§ **MATERIAL PROVIDED**:
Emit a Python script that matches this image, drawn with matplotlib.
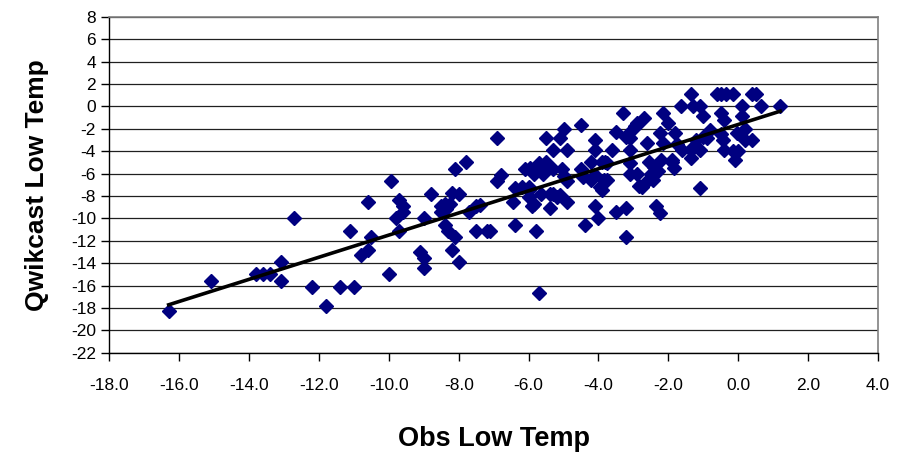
import numpy as np
import matplotlib
matplotlib.use("Agg")
import matplotlib.pyplot as plt

# ------------------- DATA ------------------- #
obs_low = [
    -16.3, -15.1, -13.8, -13.6, -13.4, -13.1, -13.1, -12.7, -12.2, -11.8,
    -11.4, -11.0, -11.1, -10.6, -10.8, -10.6, -10.5, -10.0, -9.8, -9.95,
    -9.7, -9.6, -9.6, -9.7,
    -9.0, -9.1, -9.0, -9.0, -8.8, -8.5, -8.4, -8.25, -8.5, -8.35,
    -8.4, -8.3, -8.1, -8.2, -8.0, -8.1, -7.8, -8.2, -8.0, -7.7,
    -7.5, -7.4, -7.5, -7.2, -7.1, -6.9, -6.9, -6.8,
    -6.45, -6.4, -6.2, -6.0, -6.0, -6.4,
    -6.1, -5.95, -5.85, -5.85, -5.7, -5.6, -5.5, -5.45, -5.3, -5.05, -5.0,
    -6.0, -5.9, -5.85, -5.65, -5.8, -5.7,
    -5.5, -5.3, -5.1, -5.0, -4.9,
    -5.4, -5.3, -5.2, -5.1, -4.9, -5.4, -4.9,
    -4.5, -4.5, -4.45, -4.4,
    -4.2, -4.2, -4.1, -4.1, -4.1, -3.95, -3.85, -3.9, -4.1, -4.0,
    -3.9, -3.75, -3.8, -3.75, -3.6, -3.5, -3.5, -3.2, -3.2, -3.3,
    -3.1, -3.1, -3.1, -3.1, -3.1, -2.9, -2.9, -2.85, -3.2,
    -2.9, -2.7, -2.95,
    -2.6, -2.55, -2.4, -2.5, -2.45, -2.75, -2.6, -2.35, -2.25,
    -2.25, -2.15, -2.15, -2.2, -2.3,
    -2.0, -1.8, -1.9, -1.85, -1.9,
    -1.65, -1.35, -1.3, -1.1, -1.0,
    -1.75, -1.6, -1.35, -1.35, -1.3, -1.2,
    -1.1, -1.0, -0.9, -0.8, -1.1,
    -0.6, -0.5, -0.35, -0.15,
    -0.5, -0.4, -0.45, -0.5, -0.4, -0.15,
    -0.05, -0.1,
    0.1, 0.1, 0.2, 0.2, 0.4, 0.0,
    0.4, 0.5, 0.65, 1.2,
]

qwik_low = [
    -18.3, -15.6, -15.0, -15.0, -15.0, -13.9, -15.6, -10.0, -16.1, -17.8,
    -16.1, -16.1, -11.1, -8.5, -13.3, -12.8, -11.7, -15.0, -10.0, -6.7,
    -8.4, -8.9, -9.4, -11.1,
    -10.0, -13.0, -13.5, -14.4, -7.8, -8.9, -8.7, -8.7, -9.4, -9.2,
    -10.6, -11.1, -11.7, -12.8, -13.9, -5.6, -5.0, -7.7, -7.8, -9.4,
    -8.9, -8.8, -11.1, -11.1, -11.1, -2.8, -6.7, -6.1,
    -8.5, -7.3, -7.2, -7.2, -7.5, -10.6,
    -5.6, -5.5, -6.0, -5.7, -5.1, -6.0, -5.0, -5.5, -5.6, -5.6, -6.2,
    -8.1, -8.9, -8.7, -7.8, -11.1, -16.7,
    -2.8, -3.9, -2.8, -2.0, -3.9,
    -7.8, -7.8, -8.1, -7.9, -8.5, -9.1, -6.7,
    -1.7, -5.6, -6.3, -10.6,
    -5.0, -6.6, -3.0, -3.9, -6.1, -7.2, -6.6, -7.5, -8.9, -10.0,
    -5.0, -5.1, -5.0, -6.6, -3.9, -2.3, -9.4, -9.1, -11.7, -0.6,
    -2.3, -2.8, -3.9, -5.1, -6.0, -6.0, -1.7, -7.1, -2.7,
    -1.5, -1.0, -1.8,
    -3.3, -5.0, -5.4, -6.0, -6.6, -7.2, -6.7, -8.9, -9.5,
    -2.4, -0.6, -3.3, -4.8, -5.8,
    -1.5, -2.4, -4.8, -5.5, -5.0,
    0.0, 1.1, 0.0, 0.0, -0.9,
    -3.4, -3.9, -3.9, -4.6, -3.6, -3.0,
    -3.9, -2.7, -2.8, -2.1, -7.3,
    1.1, 1.1, 1.1, 1.1,
    -0.6, -1.2, -3.0, -2.5, -3.9, -4.0,
    -2.4, -4.8,
    0.0, -0.9, -2.0, -3.0, -3.0, -4.0,
    1.1, 1.1, 0.0, 0.0,
]

x_ticks = np.arange(-18, 4.1, 2)
y_ticks = np.arange(-22, 8.1, 2)

# ------------------- PLOT ------------------- #
plt.rcParams["font.family"] = ["Liberation Sans", "DejaVu Sans"]

fig = plt.figure(figsize=(9.01, 4.53), dpi=100)
ax = fig.add_axes([0.1213, 0.2214, 0.8532, 0.7417])

ax.set_xlim(-18, 4)
ax.set_ylim(-22, 8)
ax.set_xticks(x_ticks)
ax.set_yticks(y_ticks)
ax.set_xticklabels([f"{v:.1f}" for v in x_ticks])
ax.set_yticklabels([f"{v:.0f}" for v in y_ticks])

ax.grid(axis="y", color="#202020", linewidth=0.9)
ax.set_axisbelow(True)

ax.plot(obs_low, qwik_low, linestyle="none", marker="D", markersize=7,
        color="#000080", markeredgecolor="#000080", zorder=3)

# linear trendline over the observed range
coef = np.polyfit(obs_low, qwik_low, 1)
xs = np.array([min(obs_low), max(obs_low)])
ax.plot(xs, np.polyval(coef, xs), color="black", linewidth=2.6, zorder=4)

for side in ("left", "bottom"):
    ax.spines[side].set_color("black")
    ax.spines[side].set_linewidth(1.0)
for side in ("top", "right"):
    ax.spines[side].set_color("#808080")
    ax.spines[side].set_linewidth(1.2)

ax.tick_params(axis="both", direction="out", length=6, width=1.0,
               labelsize=12.5, colors="black")
ax.tick_params(axis="x", pad=12)

ax.set_xlabel("Obs Low Temp", fontsize=19.5, fontweight="bold", labelpad=24)
ax.set_ylabel("Qwikcast Low Temp", fontsize=19, fontweight="bold", labelpad=16)

fig.savefig("out.png", dpi=100)
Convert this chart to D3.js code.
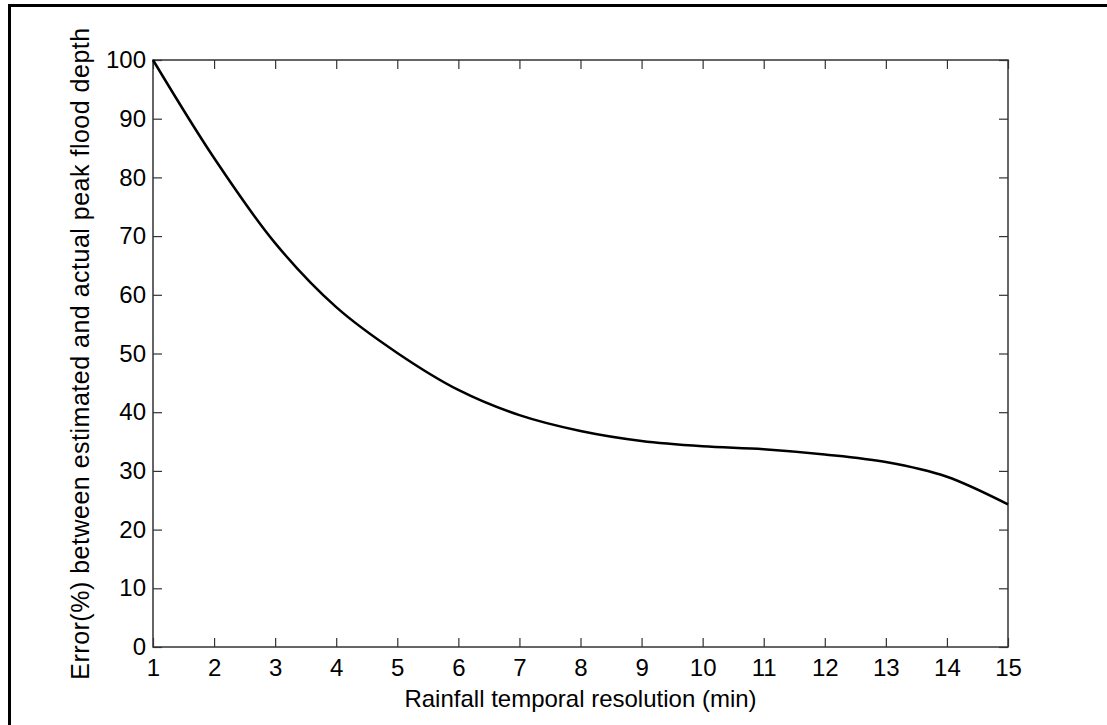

§ **EXERCISE TASK**: Restate exactly, please, only the lines between the start of the data and the line containing "import matplotlib.pyplot as plt", both ends included, skipping the pictures.

§ **SOLVED PROBLEM**:
Emit a Python script that matches this image, drawn with matplotlib.
import numpy as np
import matplotlib
matplotlib.use("Agg")
import matplotlib.pyplot as plt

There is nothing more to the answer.